Sem adentrar no mérito, penso que devemos cuidar para não confundir a realidade das ficções com as ficções da realidade, sob pena da crítica se tornar mero devaneio, para não dizer puro delírio jurídico. Como afirmar que o Judiciário está fadado ao que foi relatado?
Assim como não é possível fazer uma crítica consistente e responsável ao Poder Judiciário brasileiro a partir da figura do juiz Dredd, também não acredito ser possível levar a sério a “crítica” formulada por Khaled. Se o juiz não pode dizer “qualquer coisa sobre qualquer coisa”, seja nos autos seja fora deles, também parece ser recomendável que o doutrinador deva ter certo cuidado na formulação de seus enunciados. Não arriscaria dizer que o Judiciário está fadado a ter o comportamento descrito no caso narrado. Mais: se acreditasse nisso, mudaria de área/profissão.

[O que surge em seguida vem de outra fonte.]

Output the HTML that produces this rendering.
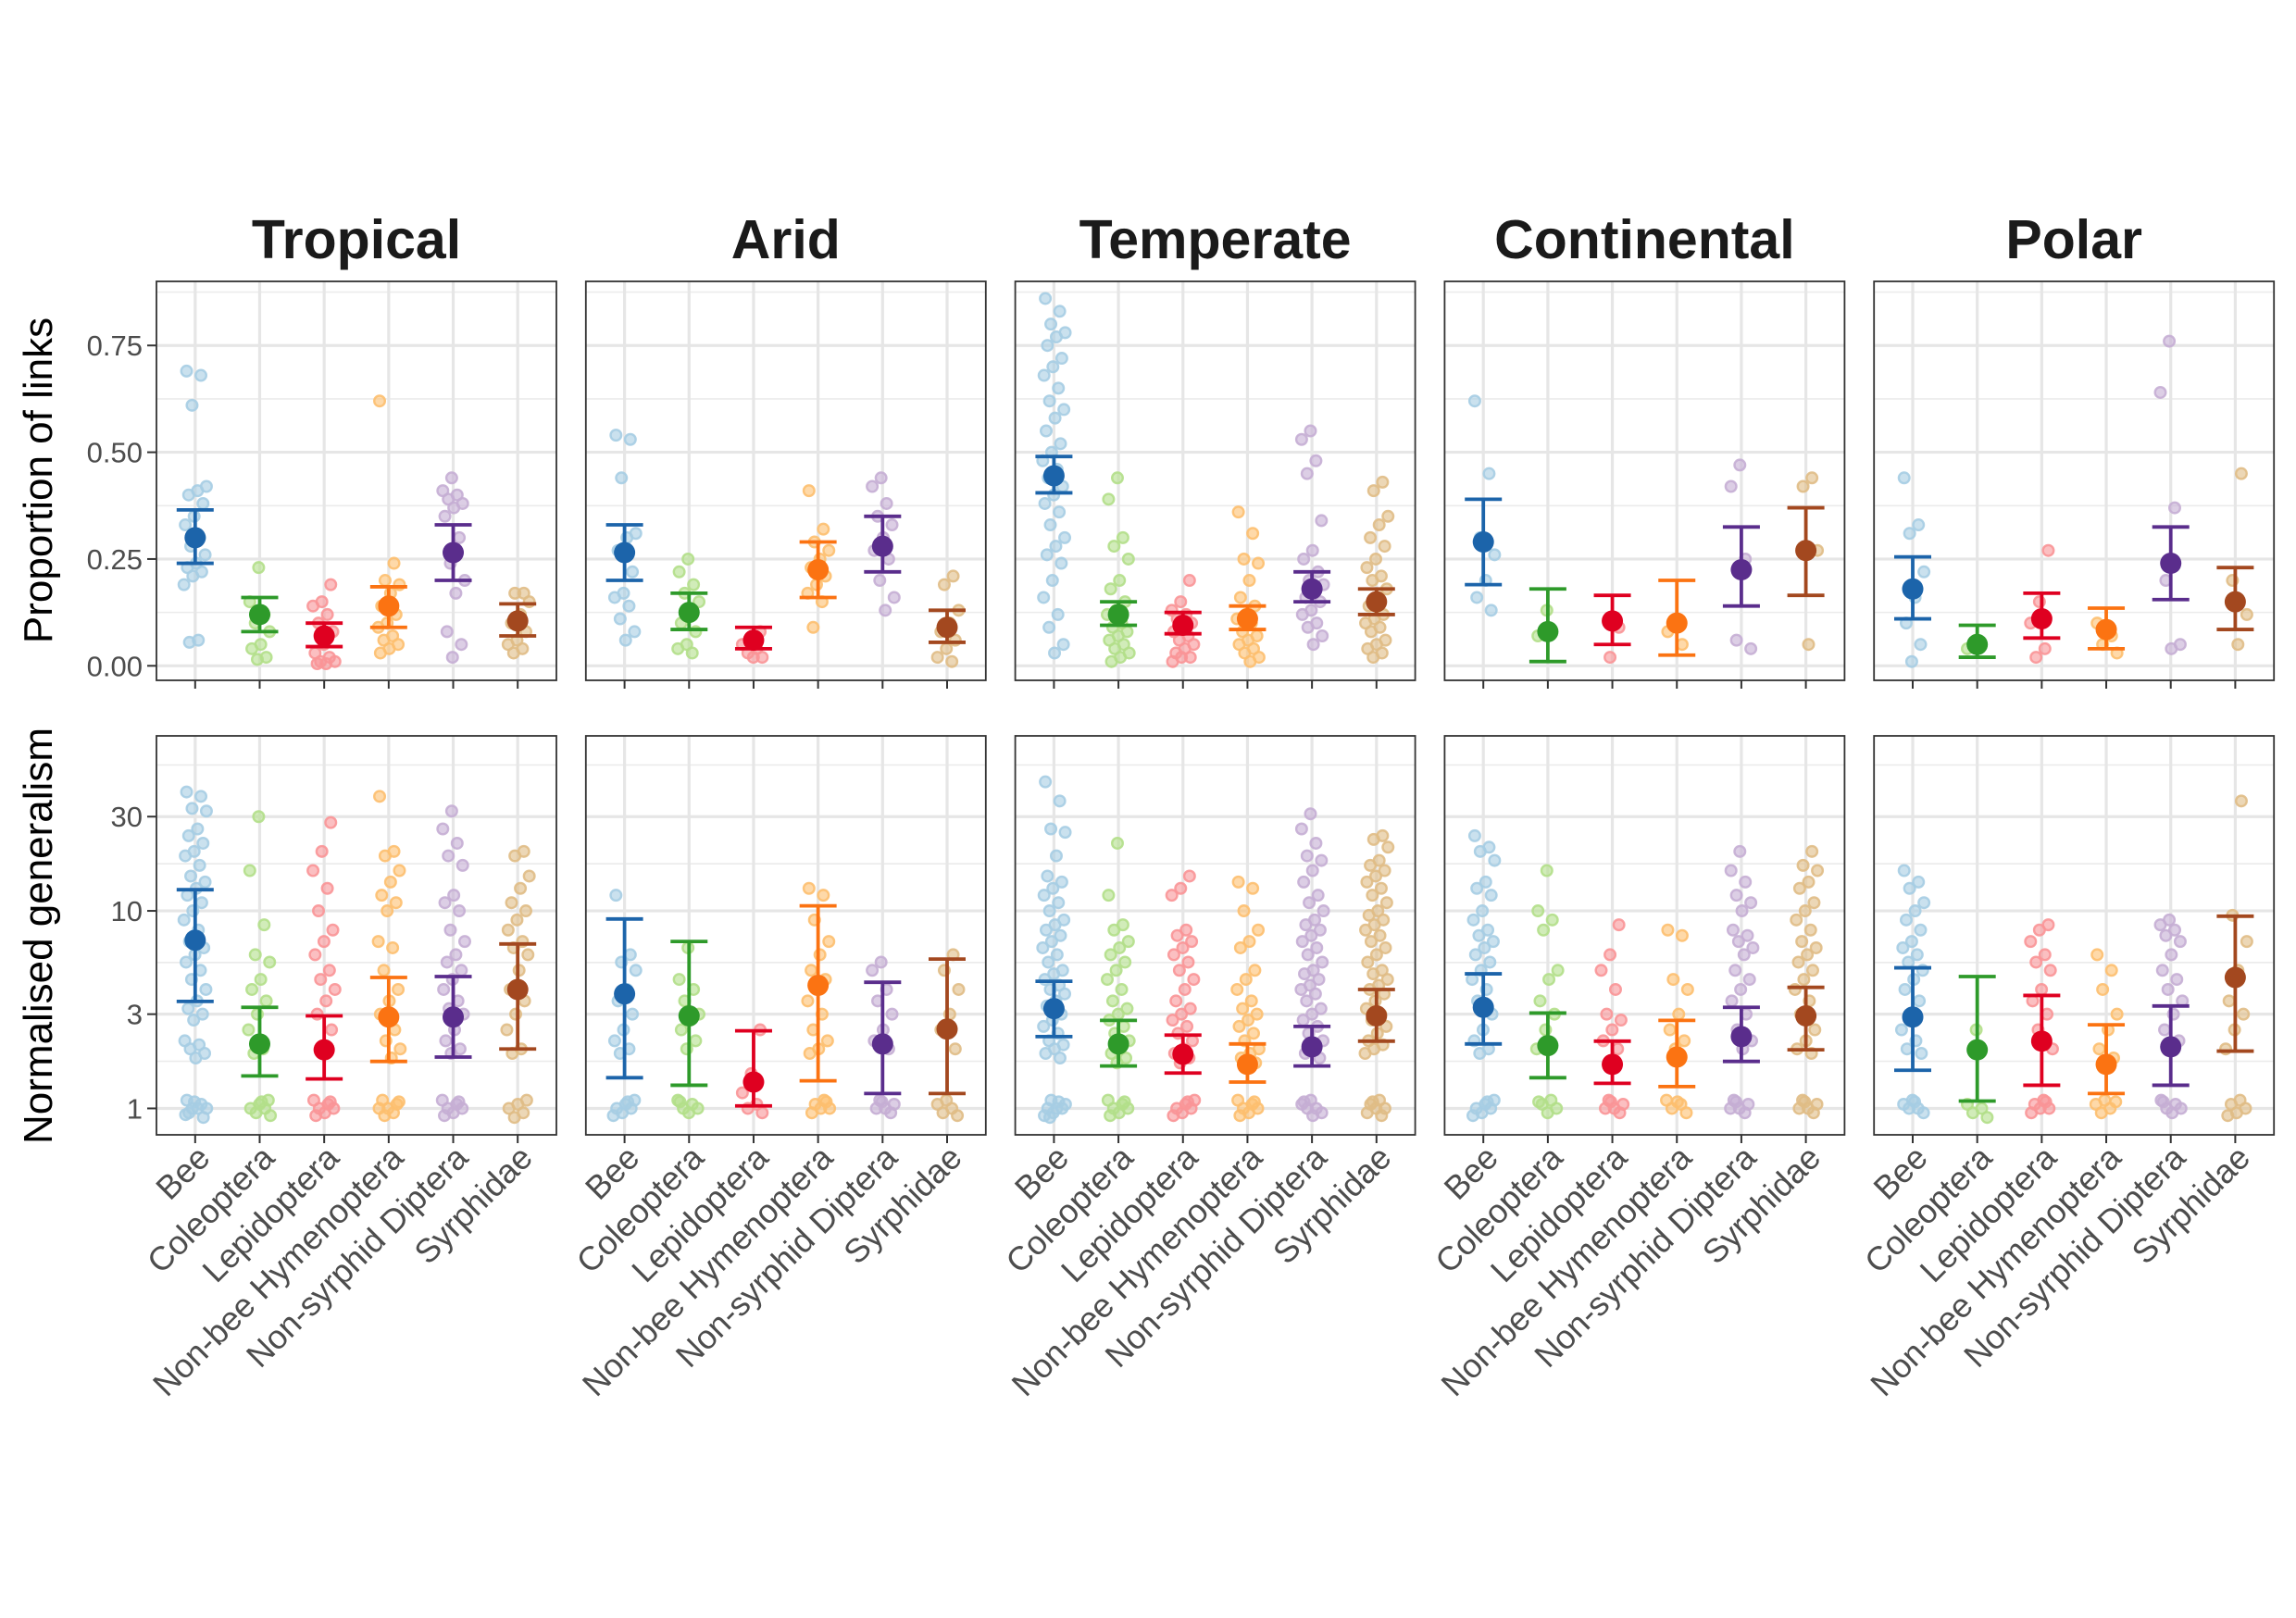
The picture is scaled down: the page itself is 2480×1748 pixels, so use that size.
<!DOCTYPE html>
<html><head><meta charset="utf-8">
<style>
html,body{margin:0;padding:0;background:#fff;}
svg{display:block;}
text{font-family:"Liberation Sans",Arial,sans-serif;}
</style></head>
<body>
<svg id="chart" width="2480" height="1748" viewBox="0 0 2480 1748" xmlns="http://www.w3.org/2000/svg"></svg>
<script>
const regions = ["Tropical","Arid","Temperate","Continental","Polar"];
const categories = ["Bee","Coleoptera","Lepidoptera","Non-bee Hymenoptera","Non-syrphid Diptera","Syrphidae"];
const propTicks = [0,0.25,0.5,0.75];
const propTickLabels = ["0.00","0.25","0.50","0.75"];
const genTicks = [1,3,10,30];
const genTickLabels = ["1","3","10","30"];

const propMean = [[0.30,0.12,0.07,0.14,0.265,0.105],[0.265,0.125,0.06,0.225,0.28,0.09],[0.445,0.12,0.095,0.11,0.18,0.15],[0.29,0.08,0.105,0.10,0.225,0.27],[0.18,0.05,0.11,0.085,0.24,0.15]];
const propLo = [[0.24,0.08,0.045,0.09,0.20,0.07],[0.20,0.085,0.04,0.16,0.22,0.055],[0.405,0.095,0.075,0.085,0.15,0.12],[0.19,0.01,0.05,0.025,0.14,0.165],[0.11,0.02,0.065,0.04,0.155,0.085]];
const propHi = [[0.365,0.16,0.10,0.185,0.33,0.145],[0.33,0.17,0.09,0.29,0.35,0.13],[0.49,0.15,0.125,0.14,0.22,0.18],[0.39,0.18,0.165,0.20,0.325,0.37],[0.255,0.095,0.17,0.135,0.325,0.23]];
const propPts = [
 [[0.69,0.68,0.61,0.42,0.41,0.40,0.38,0.35,0.33,0.30,0.28,0.26,0.24,0.23,0.22,0.21,0.19,0.06,0.055],[0.23,0.15,0.12,0.10,0.08,0.05,0.04,0.02,0.015],[0.19,0.15,0.14,0.12,0.10,0.08,0.05,0.03,0.02,0.01,0.01,0.005,0.005],[0.62,0.24,0.20,0.19,0.17,0.14,0.12,0.10,0.09,0.07,0.06,0.05,0.04,0.03],[0.44,0.41,0.40,0.39,0.38,0.37,0.35,0.30,0.24,0.20,0.17,0.08,0.05,0.02],[0.17,0.17,0.15,0.12,0.10,0.08,0.06,0.05,0.04,0.03]],
 [[0.54,0.53,0.44,0.31,0.30,0.27,0.22,0.17,0.16,0.14,0.11,0.08,0.06],[0.25,0.22,0.19,0.17,0.15,0.13,0.10,0.08,0.05,0.04,0.03],[0.08,0.06,0.05,0.04,0.03,0.02,0.02],[0.41,0.32,0.29,0.27,0.25,0.23,0.21,0.19,0.17,0.15,0.09],[0.44,0.42,0.38,0.35,0.33,0.30,0.27,0.25,0.20,0.16,0.13],[0.21,0.19,0.13,0.10,0.08,0.06,0.04,0.02,0.01]],
 [[0.86,0.83,0.80,0.78,0.77,0.75,0.72,0.70,0.68,0.65,0.62,0.60,0.58,0.55,0.52,0.50,0.48,0.46,0.44,0.42,0.40,0.38,0.36,0.33,0.30,0.28,0.26,0.24,0.20,0.16,0.12,0.09,0.05,0.03],[0.44,0.39,0.30,0.28,0.25,0.20,0.18,0.15,0.13,0.12,0.10,0.09,0.08,0.07,0.06,0.05,0.04,0.03,0.02,0.01],[0.20,0.15,0.13,0.12,0.11,0.10,0.09,0.08,0.07,0.06,0.05,0.04,0.03,0.02,0.02,0.01],[0.36,0.31,0.25,0.24,0.20,0.16,0.14,0.12,0.11,0.10,0.08,0.07,0.06,0.05,0.04,0.03,0.02,0.01],[0.55,0.53,0.48,0.45,0.34,0.27,0.25,0.22,0.20,0.19,0.17,0.16,0.15,0.13,0.12,0.10,0.09,0.07,0.05],[0.43,0.41,0.35,0.33,0.30,0.28,0.25,0.23,0.21,0.20,0.18,0.16,0.14,0.12,0.11,0.10,0.09,0.08,0.06,0.05,0.04,0.03,0.02]],
 [[0.62,0.45,0.30,0.26,0.20,0.16,0.13],[0.13,0.07],[0.09,0.02],[0.08,0.05],[0.47,0.42,0.25,0.06,0.04],[0.44,0.42,0.27,0.05]],
 [[0.44,0.33,0.31,0.22,0.16,0.10,0.05,0.01],[0.06,0.04],[0.27,0.15,0.10,0.04,0.02],[0.10,0.07,0.05,0.03],[0.76,0.64,0.37,0.20,0.05,0.04],[0.45,0.20,0.12,0.05]]
];

const genMean = [[7.1,2.12,1.98,2.9,2.9,4.0],[3.8,2.94,1.36,4.2,2.12,2.52],[3.2,2.12,1.88,1.67,2.05,2.94],[3.25,2.08,1.67,1.82,2.31,2.94],[2.9,1.98,2.19,1.67,2.05,4.6]];
const genLo = [[3.48,1.46,1.41,1.73,1.82,2.0],[1.43,1.31,1.03,1.38,1.19,1.19],[2.31,1.64,1.51,1.36,1.64,2.19],[2.12,1.43,1.34,1.29,1.73,1.98],[1.56,1.09,1.31,1.19,1.31,1.95]];
const genHi = [[12.8,3.25,2.94,4.6,4.65,6.8],[9.1,7.0,2.47,10.6,4.35,5.7],[4.4,2.79,2.35,2.12,2.6,4.0],[4.8,3.04,2.19,2.79,3.25,4.1],[5.15,4.65,3.73,2.65,3.3,9.4]];
const genPts = [
 [[40,38,33,32,26,24,22,20,19,17,15,14,13,12,11,10,9,8,7,6.5,6,5.5,5,4.5,4,3.5,3.2,3,2.8,2.2,2.1,2,1.9,1.8,1.1,1.05,1,1,1,0.95,0.9,1.08,0.93],[30,16,8.5,6,5.5,4.5,4,3.5,3,2.5,2,1.9,1.1,1.05,1,1,0.95,0.92,1.08],[28,20,16,13,10,8,7,6,5,4.5,4,3.5,3,2.5,2,1.1,1.05,1,1,0.95,0.92,1.08],[38,20,19,16,14,12,11,10,7,6.5,5,4,3.5,3,2.5,2.2,2,1.8,1.1,1.05,1,1,0.95,0.92,1.08],[32,26,22,19,17,12,11,10,8,7,6,5.5,5,4.5,4,3.5,3.2,3,2.5,2.2,2,1.9,1.1,1.05,1,1,0.95,0.92,1.08],[20,19,15,13,11,10,9,8,7,6.5,6,5,4,3.5,3,2.5,2,1.9,1.1,1.05,1,0.95,0.9]],
 [[12,6,5.5,5,4,3.5,3,2.5,2.2,2,1.9,1.1,1.05,1,1,0.95,0.92,1.08],[6.5,4.5,4,3.5,3,2.8,2.5,2.2,2,1.1,1.05,1,1,0.95,1.08],[2.5,1.5,1.2,1.05,1,0.95],[13,12,9,7,6,5,4.5,4,3.5,3,2.5,2.2,2,1.9,1.1,1.05,1,1,0.95,1.08],[5.5,5,4,3.5,3,2.5,2.2,2,1.1,1.05,1,1,0.95,1.08],[6,5,4,3,2.5,2,1.1,1.05,1,0.95,0.92]],
 [[45,36,26,25,19,15,14,13,12,11,10,9,8.5,8,7.5,7,6.5,6,5.5,5,4.8,4.5,4.2,4,3.8,3.5,3.3,3,2.8,2.6,2.4,2.2,2.1,2,1.9,1.8,1.1,1.05,1,1,1,0.95,0.92,1.08,0.9],[22,12,8.5,8,7,6.5,6,5.5,5,4.5,4,3.5,3.2,3,2.8,2.6,2.4,2.2,2,1.9,1.8,1.7,1.1,1.05,1,1,0.95,0.92,1.08],[15,13,12,8,7.5,7,6.5,6,5.5,5,4.5,4,3.5,3.2,3,2.8,2.6,2.4,2.2,2,1.9,1.8,1.7,1.1,1.05,1,1,0.95,0.92,1.08],[14,13,10,8,7,6.5,5,4.5,4,3.5,3.2,3,2.8,2.6,2.4,2.2,2,1.9,1.8,1.7,1.6,1.1,1.05,1,1,0.95,0.92,1.08],[31,26,22,19,18,16,14,12,11,10,9,8.5,8,7.5,7,6.5,6,5.5,5,4.8,4.5,4.2,4,3.8,3.5,3.2,3,2.8,2.6,2.4,2.2,2,1.9,1.8,1.1,1.05,1,1,0.95,0.92,1.08],[24,23,21,18,17,16,15,14,13,12,11,10,9.5,9,8.5,8,7.5,7,6.5,6,5.5,5,4.8,4.5,4.2,4,3.8,3.5,3.2,3,2.8,2.6,2.4,2.2,2.1,2,1.9,1.1,1.05,1,1,0.95,0.92,1.08]],
 [[24,21,20,18,14,13,12,10,9,8,7.5,7,6.5,6,5.5,5,4.5,4,3.5,3,2.5,2.2,2,1.9,1.1,1.05,1,1,0.95,0.92,1.08],[16,10,9,8,5,4.5,3.5,3,2.5,2,1.1,1.05,1,0.95,1.08],[8.5,6,5,4,3,2.8,2.5,2.2,2,1.1,1.05,1,1,0.95,1.08],[8,7.5,4.5,4,3,2.5,2.2,2,1.1,1.05,1,0.95,1.08],[20,16,14,12,11,10,8,7.5,7,6.5,6,5,4.5,4,3.5,3,2.5,2.2,2,1.1,1.05,1,1,0.95,1.08],[20,17,16,14,13,11,10,9,8,7,6.5,6,5.5,5,4.5,4,3.5,3,2.5,2.2,2,1.9,1.1,1.05,1,1,0.95,1.08]],
 [[16,14,13,11,10,9,8,7,6.5,6,5.5,5,4.5,4,3.5,3,2.5,2.2,2,1.9,1.1,1.05,1,1,0.95,1.08],[2.5,1.05,1,0.95,0.9],[8.5,8,7,6,5.5,5,4,3.5,3,2.5,2,1.1,1.05,1,1,0.95,1.08],[6,5,4,3,2.5,2,1.8,1.1,1.05,1,0.95,1.08],[9,8.5,8,7.5,7,6,5,4.5,4,3.5,3,2.5,2.2,2,1.1,1.05,1,1,0.95,1.08],[36,9.5,7,5,3.5,3,2.5,2,1.1,1.05,1,0.95,0.92]]
];

const lightCols = ["#a6cde3","#b2df8a","#f99597","#fdbf6f","#c5aed4","#e0bd86"];
const darkCols = ["#1c64aa","#2e9a2a","#df0020","#fb7312","#5a2d8c","#a3481f"];

const NS="http://www.w3.org/2000/svg";
const svg=document.getElementById("chart");
function el(tag,attrs,parent){const e=document.createElementNS(NS,tag);for(const k in attrs)e.setAttribute(k,attrs[k]);(parent||svg).appendChild(e);return e;}

const PW=432, PH_TOP=431, PH_BOT=431;
const panelX = i => 169 + i*463.8;
const topY0=304, botY0=795;
const propDom=[-0.034,0.9];
const yProp = v => topY0 + PH_TOP*(propDom[1]-v)/(propDom[1]-propDom[0]);
const genDom=[Math.log10(0.735),Math.log10(76.9)];
const yGen = v => botY0 + PH_BOT*(genDom[1]-Math.log10(v))/(genDom[1]-genDom[0]);
const xCat = (p,j) => panelX(p) + PW*((j+1)-0.4)/6.2;
const jit = i => (((i*0.618034+0.13)%1)-0.5)*0.36*PW/6.2;

function drawPanel(p,row){
  const x0=panelX(p), y0=row===0?topY0:botY0, H=row===0?PH_TOP:PH_BOT;
  const g=el("g",{});
  
  
  el("rect",{x:x0,y:y0,width:PW,height:H,fill:"#fff"},g);
  const minors = row===0 ? [0.125,0.375,0.625,0.875] : [Math.sqrt(3),Math.sqrt(30),Math.sqrt(300),Math.sqrt(3000)];
  const ys = row===0?yProp:yGen;
  minors.forEach(v=>{const y=ys(v); if(y>y0&&y<y0+H){const l=el("line",{x1:x0,x2:x0+PW,y1:y,y2:y,stroke:"#ebebeb","stroke-width":1.6},g);
    }});
  const majors = row===0?propTicks:genTicks;
  majors.forEach(v=>{const y=ys(v);const l=el("line",{x1:x0,x2:x0+PW,y1:y,y2:y,stroke:"#e6e6e6","stroke-width":3.2},g);
    });
  categories.forEach((c,j)=>{const x=xCat(p,j);const l=el("line",{x1:x,x2:x,y1:y0,y2:y0+H,stroke:"#e6e6e6","stroke-width":3.2},g);
    });
  const pts = row===0?propPts[p]:genPts[p];
  categories.forEach((c,j)=>{
    const cx=xCat(p,j);
    pts[j].forEach((v,i)=>{
      const c1=el("circle",{cx:cx+jit(i+j*7),cy:ys(v),r:5.8,fill:lightCols[j],"fill-opacity":0.6,stroke:lightCols[j],"stroke-width":2.4,"stroke-opacity":0.9},g);
      
      
    });
  });
  const M=row===0?propMean[p]:genMean[p], L=row===0?propLo[p]:genLo[p], U=row===0?propHi[p]:genHi[p];
  categories.forEach((c,j)=>{
    const cx=xCat(p,j), col=darkCols[j];
    const eb=el("path",{d:`M${cx-20},${ys(U[j])}H${cx+20}M${cx},${ys(U[j])}V${ys(L[j])}M${cx-20},${ys(L[j])}H${cx+20}`,stroke:col,"stroke-width":3.8,fill:"none"},g);
    
    
    const m=el("circle",{cx:cx,cy:ys(M[j]),r:11.5,fill:col},g);
    
    
  });
  el("rect",{x:x0,y:y0,width:PW,height:H,fill:"none",stroke:"#333","stroke-width":1.8},g);
  if(p===0){
    const labs=row===0?propTickLabels:genTickLabels;
    majors.forEach((v,k)=>{const y=ys(v);
      el("line",{x1:x0-10,x2:x0,y1:y,y2:y,stroke:"#333","stroke-width":2},g);
      const t=el("text",{x:x0-15,y:y+11,"text-anchor":"end","font-size":31,fill:"#4d4d4d"},g);
      t.textContent=labs[k];
      });
  }
  categories.forEach((c,j)=>{const x=xCat(p,j);el("line",{x1:x,x2:x,y1:y0+H,y2:y0+H+9,stroke:"#333","stroke-width":2},g);});
  if(row===1){
    categories.forEach((c,j)=>{const x=xCat(p,j);
      const t=el("text",{x:0,y:0,"text-anchor":"end","font-size":36,fill:"#4d4d4d",transform:`translate(${x+18},${y0+H+27}) rotate(-45)`},g);
      t.textContent=c;
      });
  }
  if(row===0){
    const t=el("text",{x:x0+PW/2,y:279,"text-anchor":"middle","font-size":59,"font-weight":"bold",fill:"#1a1a1a"},g);
    t.textContent=regions[p];
    
  }
}
for(let p=0;p<5;p++){drawPanel(p,0);drawPanel(p,1);}
const t1=el("text",{x:0,y:0,"text-anchor":"middle","font-size":44,fill:"#000",transform:"translate(56,519) rotate(-90)"});
t1.textContent="Proportion of links";


const t2=el("text",{x:0,y:0,"text-anchor":"middle","font-size":44,fill:"#000",transform:"translate(56,1011) rotate(-90)"});
t2.textContent="Normalised generalism";


</script>
</body></html>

Imaginem se os juízes resolvessem criticar os advogados com base naquilo que ouvem, diariamente, nas salas de audiência; ou, então, se decidissem criticar os professores com base naquilo que lhe dizem e escrevem seus estagiários. Imaginem se um juiz dissesse: “a advocacia está fada à burrice”; “a academia está condenada à mediocridade”.
Luis Alberto Warat — talvez o jurista mais crítico que já tenha pisado no Brasil — sempre alertava para o fato de que, primeiro, a crítica não substitui a dogmática jurídica e suas práticas. Segundo, a crítica não pode ser autofágica, pois, como na fábula Pedro e o lobo, quem quer ser iconoclasta o tempo todo cai em um abismo de ausência de sentidos. Haverá um momento em que, de fato, o lobo virá… E Pedro gritará: “é o lobo, é o lobo!”. Mas ninguém dará mais bola. É preciso mais cuidado. No vazio, não há sons.